A jornalista e empreendedora social Cintia Rodrigues, de 36 anos, decidiu, mesmo antes de engravidar, que matricularia os futuros filhos na rede pública. Em sua trajetória como repórter, cobriu por muitos anos a área e via essa melhoria citada pelo professor da UFMG acontecendo. “Os espaços de muitas escolas infantis públicas são enormes, com pátios com árvores, parquinhos. E isso tem muito a ver com a concepção pedagógica na qual acredito: nessa idade, pra mim, é mais importante para a criança correr, ter movimento, brincar. E nas particulares é muito comum a alfabetização precoce, com aulas de inglês desde cedo”, explica. Os gêmeos Heitor e Léo, de quatro anos, já passaram por três escolas municipais e, em todas, Cintia se envolveu no dia a dia da escola, fazendo parte do conselho escolar, formado por professores e pais, em paridade. Também criou um projeto, o Quero na Escola!, que une voluntários a pedidos de estudantes da rede pública, como palestras sobre racismo e feminismo e aulas de física quântica.

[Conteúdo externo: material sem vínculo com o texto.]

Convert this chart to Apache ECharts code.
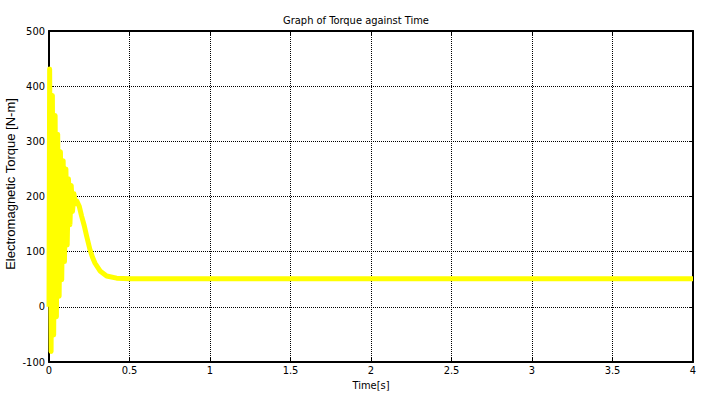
<!DOCTYPE html>
<html>
<head>
<meta charset="utf-8">
<script src="https://cdn.jsdelivr.net/npm/echarts@6/dist/echarts.min.js"></script>
<style>
  html, body { margin: 0; padding: 0; background: #fff; }
  #chart { width: 712px; height: 401px; }
</style>
</head>
<body>
<div id="chart"></div>
<script>
// Electromagnetic torque of the machine during start-up: a decaying
// supply-frequency oscillation, a hump near 0.17 s, then steady state.
const timeS = [
  0, 0.004, 0.013, 0.021, 0.029, 0.038, 0.046, 0.054, 0.063, 0.071,
  0.079, 0.088, 0.096, 0.105, 0.113, 0.121, 0.130, 0.138, 0.146, 0.155,
  0.163, 0.172, 0.188, 0.203, 0.219, 0.234, 0.255, 0.270, 0.286, 0.317,
  0.358, 0.420, 0.500, 1.0, 1.5, 2.0, 2.5, 3.0, 3.5, 4.0
];
const torqueNm = [
  0, 431, -81, 383, -51, 347, -18, 313, 19, 281,
  49, 265, 82, 250, 112, 232, 149, 220, 173, 205,
  187, 192, 182, 164, 147, 128, 103, 90, 79, 65,
  56, 52, 51, 51, 51, 51, 51, 51, 51, 51
];

const chartTitle = 'Graph of Torque against Time';
const xName = 'Time[s]';
const yName = 'Electromagnetic Torque [N-m]';

const narrow = '"Liberation Sans Narrow", "DejaVu Sans Condensed", "Liberation Sans", sans-serif';
const regular = '"Liberation Sans", Arial, sans-serif';

const chart = echarts.init(document.getElementById('chart'), null, { renderer: 'svg' });

const frameLine = { show: true, onZero: false, lineStyle: { color: '#000', width: 2 } };
const innerTick = { show: true, inside: true, length: 4, lineStyle: { color: '#000', width: 1 } };
const dotted = { show: true, lineStyle: { color: '#000', width: 1, type: [1, 1] } };

chart.setOption({
  animation: false,
  backgroundColor: '#fff',
  title: {
    text: chartTitle,
    left: 'center',
    top: 10,
    textStyle: { fontFamily: narrow, fontSize: 11, fontWeight: 'normal', color: '#000' }
  },
  // vertical axis title, set a little above the plot's middle
  graphic: [{
    type: 'text',
    x: 10,
    y: 184,
    rotation: Math.PI / 2,
    style: {
      text: yName,
      fontFamily: regular,
      fontSize: 13,
      fill: '#000',
      align: 'center',
      verticalAlign: 'middle'
    }
  }],
  grid: { left: 49, right: 19, top: 31, bottom: 39, containLabel: false, outerBoundsMode: 'none' },
  xAxis: [
    {
      type: 'value', min: 0, max: 4, interval: 0.5, position: 'bottom',
      name: xName, nameLocation: 'middle', nameGap: 18, nameMoveOverlap: false,
      nameTextStyle: { fontFamily: narrow, fontSize: 11, lineHeight: 11, color: '#000' },
      axisLine: frameLine, axisTick: innerTick,
      axisLabel: { fontFamily: narrow, fontSize: 11, lineHeight: 11, color: '#000', margin: 3 },
      splitLine: dotted
    },
    {
      type: 'value', min: 0, max: 4, interval: 0.5, position: 'top',
      axisLine: frameLine, axisTick: innerTick,
      axisLabel: { show: false }, splitLine: { show: false }
    }
  ],
  yAxis: [
    {
      type: 'value', min: -100, max: 500, interval: 100, position: 'left',
      axisLine: frameLine, axisTick: innerTick,
      axisLabel: { fontFamily: narrow, fontSize: 11, color: '#000', margin: 4 },
      splitLine: dotted
    },
    {
      type: 'value', min: -100, max: 500, interval: 100, position: 'right',
      axisLine: frameLine, axisTick: innerTick,
      axisLabel: { show: false }, splitLine: { show: false }
    }
  ],
  series: [{
    type: 'line',
    xAxisIndex: 0,
    yAxisIndex: 0,
    data: timeS.map((t, i) => [t, torqueNm[i]]),
    showSymbol: false,
    symbol: 'none',
    lineStyle: { color: '#ffff00', width: 5, join: 'round' },
    itemStyle: { color: '#ffff00' },
    clip: true
  }]
});
</script>
</body>
</html>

A opção de migrar para a escola pública também pode partir de um pedido dos próprios alunos. Após anos estudando em uma mesma escola particular, Helena Monteleone, de 15 anos, sentiu a necessidade de vivenciar um novo ambiente escolar. “Ela queria um colégio grande, com pessoas diferentes. Quando houve o movimento de ocupação dos secundaristas, ela chegou a visitar uma escola que estava ocupada. Acho que a semente da mudança aconteceu nessa época”, conta a mãe de Helena, a historiadora Joana Monteleone. As duas conversaram bastante sobre o tema até chegar à conclusão que um colégio estadual seria a melhor opção. Sem o peso da mensalidade, a mãe vai investir o dinheiro em um intercâmbio que Helena fará no próximo ano para a Inglaterra. “Claro que tive que me despir de mil preconceitos e rever meus pensamentos sobre escola e sobre aprender. Mas me surpreendi positivamente com o material didático. Era muito melhor do que ela estava acostumada e os professores parecem mais empenhados”, explica. Na visão da historiadora, a relação com o próprio corpo docente é diferente, já que o professor não é visto como um funcionário do aluno ou dos pais. Helena saiu do colégio particular São Domingos e foi para a escola estadual Zuleika de Barros Martins Ferreira, ambos na zona oeste da capital.
Ainda que a escola pública esteja longe de um padrão de qualidade exemplar e que a realidade enfrentada pela classe média na rede pública seja bastante distinta da dos alunos de periferia, na visão do professor da UFMG a diversidade nas escolas é fundamental. “É um cenário em que ambos ganham, pois se retira o aluno de classe média de uma socialização de shopping, de um gueto em que ele só convive com seu umbigo, com seu próximo. O Brasil é um país muito diverso. É fundamental que a gente possa fazer um país em que cada vez menos a diversidade se desdobre em desigualdade”.